Nissan’s Infiniti luxury brand will face an uphill battle when it launches in nine European markets later this year, but the Japanese automaker is prepared to meet the challenge with a slew of improvements to its current lineup. Instead of just taking its North American lineup to Europe, Infiniti engineers have made 300 to 500 improvements per car for the European market.
Because Infiniti will be going-head-to-head with the likes of Mercedes-Benz and BMW in their home markets, the luxury brand will beef up its lineup with features that European luxury buyers have come to expect. Some of the improvements include knobs instead of push-button controls, more-powerful windshield wiper motors, new stabilizers, bigger brakes, thicker window seals and a new seven-speed automatic transmission, according to Automotive News.
Some Euro-spec Infiniti models will also be powered by larger engines than their U.S. counterparts — a 3.7L V6 instead of a 3.5L unit.
But even with the improvements, Infiniti is not guaranteed success in Europe. The automaker does not offer a four-cylinder engine — a powerplant that makes up 80 percent of the market in Europe — and won’t offer a diesel engine until 2010.
No word if the improvements will be worked into Infiniti’s U.S. lineup.



05/27, 1:04 PM
posted by:
mayer_ray_nagin
Figures that buyers of euro-cars like to play with their knobs.
05/27, 1:17 PM
posted by:
olds307
It’s obvious here: Americans buy whatever crap Japan puts out, because it’s Japanese.
Europeans have a little more national/continental pride than we do, and they typically buy what their country puts out. The most popular car in Europe is Volkswagen. Honda barely sells anything there.
Nissan knows this, so that actually have to make their car seem like something better than it is, for that market.
05/27, 1:32 PM
posted by:
johnnycanuck
I wouldn’t get too excited and start bashing Ininiti as if we’re getting the shaft. Most of the improvements listed look like those required for sustained high speed, as in autobahn, type driving. Over here that gets you a prison buddy.
05/27, 1:37 PM
posted by:
LaCaLover
Honda sells loads in the UK, they make them in Swindon, Wiltshire. Nissans are made in the UK too.

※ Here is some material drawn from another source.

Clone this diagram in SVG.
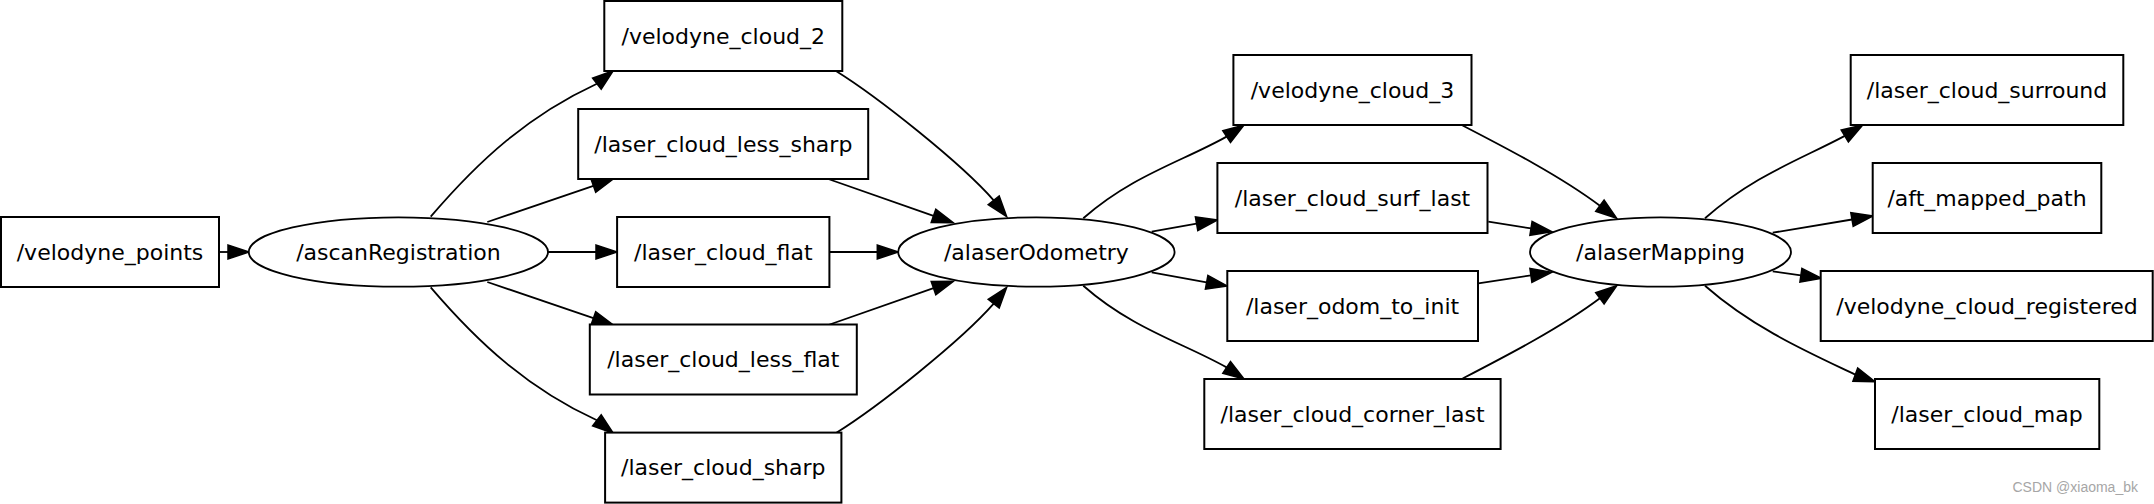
<svg xmlns="http://www.w3.org/2000/svg" width="2154" height="504" viewBox="0 0 2154 504">
<style>
.bg{fill:#ffffff}
.box{fill:#ffffff;stroke:#000000;stroke-width:2}
.ell{fill:#ffffff;stroke:#000000;stroke-width:1.8}
.lbl{font-family:"DejaVu Sans","Liberation Sans",sans-serif;font-size:22px;fill:#000000;text-anchor:middle}
.edge{fill:none;stroke:#000000;stroke-width:1.8}
.ah{fill:#000000;stroke:#000000;stroke-width:1.5;stroke-linejoin:miter}
.wm{font-family:"Liberation Sans",Arial,sans-serif;font-size:14px;fill:#a6a6a6}
</style>
<rect class="bg" x="0" y="0" width="2154" height="504"/>

<g id="connectors">
  <!-- velodyne_points -> ascanRegistration -->
  <path class="edge" d="M219,252 L228,252"/>
  <polygon class="ah" points="249,252 228,245 228,259"/>
  <!-- ascanRegistration -> velodyne_cloud_2 -->
  <path class="edge" d="M430.7,216.7 C479.5,159.7 528.7,115.2 596.9,83.7"/>
  <polygon class="ah" points="613.3,70.7 601.2,89.2 592.6,78.2"/>
  <!-- ascanRegistration -> laser_cloud_less_sharp -->
  <path class="edge" d="M487.3,222 L593.4,185.8"/>
  <polygon class="ah" points="613.3,179 595.7,192.4 591.1,179.2"/>
  <!-- ascanRegistration -> laser_cloud_flat -->
  <path class="edge" d="M548,252 L596,252"/>
  <polygon class="ah" points="617,252 596,245 596,259"/>
  <!-- ascanRegistration -> laser_cloud_less_flat -->
  <path class="edge" d="M487.3,282 L593.4,318.2"/>
  <polygon class="ah" points="613.3,325 591.1,324.8 595.7,311.6"/>
  <!-- ascanRegistration -> laser_cloud_sharp -->
  <path class="edge" d="M430.7,287.3 C479.5,344.3 528.7,388.8 596.9,420.3"/>
  <polygon class="ah" points="613.3,433.3 592.6,425.8 601.2,414.8"/>

  <!-- velodyne_cloud_2 -> alaserOdometry -->
  <path class="edge" d="M836,71 C878.5,97.5 960.7,162.8 993.7,200.3"/>
  <polygon class="ah" points="1006.7,216.7 988.2,204.6 999.2,196"/>
  <!-- laser_cloud_less_sharp -> alaserOdometry -->
  <path class="edge" d="M828.3,179 L933.5,215.8"/>
  <polygon class="ah" points="953.3,222.7 931.2,222.4 935.8,209.2"/>
  <!-- laser_cloud_flat -> alaserOdometry -->
  <path class="edge" d="M829.4,252 L877.3,252"/>
  <polygon class="ah" points="898.3,252 877.3,245 877.3,259"/>
  <!-- laser_cloud_less_flat -> alaserOdometry -->
  <path class="edge" d="M828.3,325 L933.5,288.2"/>
  <polygon class="ah" points="953.3,281.3 935.8,294.8 931.2,281.6"/>
  <!-- laser_cloud_sharp -> alaserOdometry -->
  <path class="edge" d="M836,433 C878.5,406.5 960.7,341.2 993.7,303.7"/>
  <polygon class="ah" points="1006.7,287.3 988.2,299.4 999.2,308"/>

  <!-- alaserOdometry -> velodyne_cloud_3 -->
  <path class="edge" d="M1083.3,218.3 C1132,175.4 1183.1,161.1 1226.6,136.6"/>
  <polygon class="ah" points="1244,125 1230.5,142.4 1222.8,130.8"/>
  <!-- alaserOdometry -> laser_cloud_surf_last -->
  <path class="edge" d="M1151.7,231.7 L1196.6,223.7"/>
  <polygon class="ah" points="1217.3,220 1197.8,230.6 1195.4,216.8"/>
  <!-- alaserOdometry -> laser_odom_to_init -->
  <path class="edge" d="M1151.7,272.3 L1206.6,282.3"/>
  <polygon class="ah" points="1227.3,286 1205.4,289.2 1207.9,275.4"/>
  <!-- alaserOdometry -> laser_cloud_corner_last -->
  <path class="edge" d="M1083.3,285.7 C1132,328.6 1183.1,342.9 1226.6,367.4"/>
  <polygon class="ah" points="1244,379 1222.8,373.2 1230.5,361.6"/>

  <!-- velodyne_cloud_3 -> alaserMapping -->
  <path class="edge" d="M1461.7,125 C1506.1,148 1559.9,175.7 1599.9,205.7"/>
  <polygon class="ah" points="1616.7,218.3 1595.7,211.3 1604.1,200.1"/>
  <!-- laser_cloud_surf_last -> alaserMapping -->
  <path class="edge" d="M1488.3,221.7 L1531,228.4"/>
  <polygon class="ah" points="1551.7,231.7 1529.9,235.3 1532.1,221.5"/>
  <!-- laser_odom_to_init -> alaserMapping -->
  <path class="edge" d="M1478.3,283.3 L1530.9,275.4"/>
  <polygon class="ah" points="1551.7,272.3 1531.9,282.3 1529.9,268.5"/>
  <!-- laser_cloud_corner_last -> alaserMapping -->
  <path class="edge" d="M1461.7,379 C1506.1,356 1559.9,328.3 1599.9,298.3"/>
  <polygon class="ah" points="1616.7,285.7 1604.1,303.9 1595.7,292.7"/>

  <!-- alaserMapping -> laser_cloud_surround -->
  <path class="edge" d="M1705,218.3 C1753.8,175.4 1800.8,159.4 1844.8,135.9"/>
  <polygon class="ah" points="1862.7,125 1848.4,141.9 1841.2,129.9"/>
  <!-- alaserMapping -> aft_mapped_path -->
  <path class="edge" d="M1772.7,232.7 L1852,219.5"/>
  <polygon class="ah" points="1872.7,216 1853.2,226.4 1850.8,212.6"/>
  <!-- alaserMapping -> velodyne_cloud_registered -->
  <path class="edge" d="M1772.7,271.3 L1800.9,275.3"/>
  <polygon class="ah" points="1821.7,278.3 1799.9,282.2 1801.9,268.4"/>
  <!-- alaserMapping -> laser_cloud_map -->
  <path class="edge" d="M1705,285.7 C1753.8,328.6 1810.3,353.1 1855.3,374.6"/>
  <polygon class="ah" points="1875,381.7 1852.9,381.2 1857.7,368"/>
</g>

<g id="velodyne_points">
  <rect class="box" x="1" y="217" width="218" height="70"/>
  <text class="lbl" x="110" y="259.5">/velodyne_points</text>
</g>
<g id="ascanRegistration">
  <ellipse class="ell" cx="398.4" cy="252" rx="149.6" ry="34.7"/>
  <text class="lbl" x="398.4" y="259.5">/ascanRegistration</text>
</g>

<g id="velodyne_cloud_2">
  <rect class="box" x="604.3" y="1" width="238" height="70"/>
  <text class="lbl" x="723.3" y="43.5">/velodyne_cloud_2</text>
</g>
<g id="laser_cloud_less_sharp">
  <rect class="box" x="578.2" y="109" width="290" height="70"/>
  <text class="lbl" x="723.3" y="151.5">/laser_cloud_less_sharp</text>
</g>
<g id="laser_cloud_flat">
  <rect class="box" x="617.1" y="217" width="212.3" height="70"/>
  <text class="lbl" x="723.3" y="259.5">/laser_cloud_flat</text>
</g>
<g id="laser_cloud_less_flat">
  <rect class="box" x="589.8" y="324.5" width="267" height="70"/>
  <text class="lbl" x="723.3" y="367">/laser_cloud_less_flat</text>
</g>
<g id="laser_cloud_sharp">
  <rect class="box" x="605.1" y="432.6" width="236.3" height="70"/>
  <text class="lbl" x="723.3" y="475">/laser_cloud_sharp</text>
</g>

<g id="alaserOdometry">
  <ellipse class="ell" cx="1036.4" cy="252" rx="138.2" ry="34.7"/>
  <text class="lbl" x="1036.4" y="259.5">/alaserOdometry</text>
</g>

<g id="velodyne_cloud_3">
  <rect class="box" x="1233.4" y="55" width="238.1" height="70"/>
  <text class="lbl" x="1352.5" y="97.5">/velodyne_cloud_3</text>
</g>
<g id="laser_cloud_surf_last">
  <rect class="box" x="1217.4" y="163" width="270.1" height="70"/>
  <text class="lbl" x="1352.5" y="205.5">/laser_cloud_surf_last</text>
</g>
<g id="laser_odom_to_init">
  <rect class="box" x="1227.3" y="271" width="250.7" height="70"/>
  <text class="lbl" x="1352.5" y="313.5">/laser_odom_to_init</text>
</g>
<g id="laser_cloud_corner_last">
  <rect class="box" x="1204.3" y="379" width="296.3" height="70"/>
  <text class="lbl" x="1352.5" y="421.5">/laser_cloud_corner_last</text>
</g>

<g id="alaserMapping">
  <ellipse class="ell" cx="1660.5" cy="252" rx="130.5" ry="34.7"/>
  <text class="lbl" x="1660.5" y="259.5">/alaserMapping</text>
</g>

<g id="laser_cloud_surround">
  <rect class="box" x="1850.7" y="55" width="272.6" height="70"/>
  <text class="lbl" x="1987" y="97.5">/laser_cloud_surround</text>
</g>
<g id="aft_mapped_path">
  <rect class="box" x="1872.7" y="163" width="228.6" height="70"/>
  <text class="lbl" x="1987" y="205.5">/aft_mapped_path</text>
</g>
<g id="velodyne_cloud_registered">
  <rect class="box" x="1820.7" y="271" width="332" height="70"/>
  <text class="lbl" x="1987" y="313.5">/velodyne_cloud_registered</text>
</g>
<g id="laser_cloud_map">
  <rect class="box" x="1875" y="379" width="224.3" height="70"/>
  <text class="lbl" x="1987" y="421.5">/laser_cloud_map</text>
</g>

<text class="wm" x="2012.5" y="492">CSDN @xiaoma_bk</text>
</svg>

National pride bollocks, germans buy plenty of Renaults and the British are sluts and will buy anything.
Europeans are just more demanding when it comes to the refinement and build quality of their cars which is why they laugh at Chrysler interiors
05/27, 2:11 PM
posted by:
Stinky007
Europeans are somewhat strange, they won’t tolerate Japanese or American cars but will buy any crap that VW puts on the market! They’ll buy diesels, slap on the “sport” package on it and brag to their friend they have a “diesel M5″ or a “diesel AMG”. “Looks the same, almost as fast, does 100mpg” they say.. The extent of their deuchebaggery can only be rivaled by the stereotypical US Prius owner.
Honda has some really good offers for Europe but people hardly buy them. Take for example the Civic Sedan, which sells for 20kE in Romania, all takes included, almost fully loaded (no GPS though or leather). Still, people in my country insist on buying more expensive, less powerful, worse equipped VWs and Skodas… Go figure!?
I think Infinity will have a hard time here unfortunately
05/27, 2:23 PM
posted by:
RaineMan
Infiniti is definately going to have to do something. Europeans aren’t as easily tricked into buying an overpriced Nissan rebadge as we gullible Americans are.
05/27, 2:44 PM
posted by:
Jazz
johnnycanuck, I highly doubt that 300-500 changes per model can be chalked up to the autbahn. Furthermore are the US models getting these upgrades? Bigger brakes are good no matter the market.
05/27, 4:28 PM
posted by:
olds307
UK doesn’t count, they’re worse than US.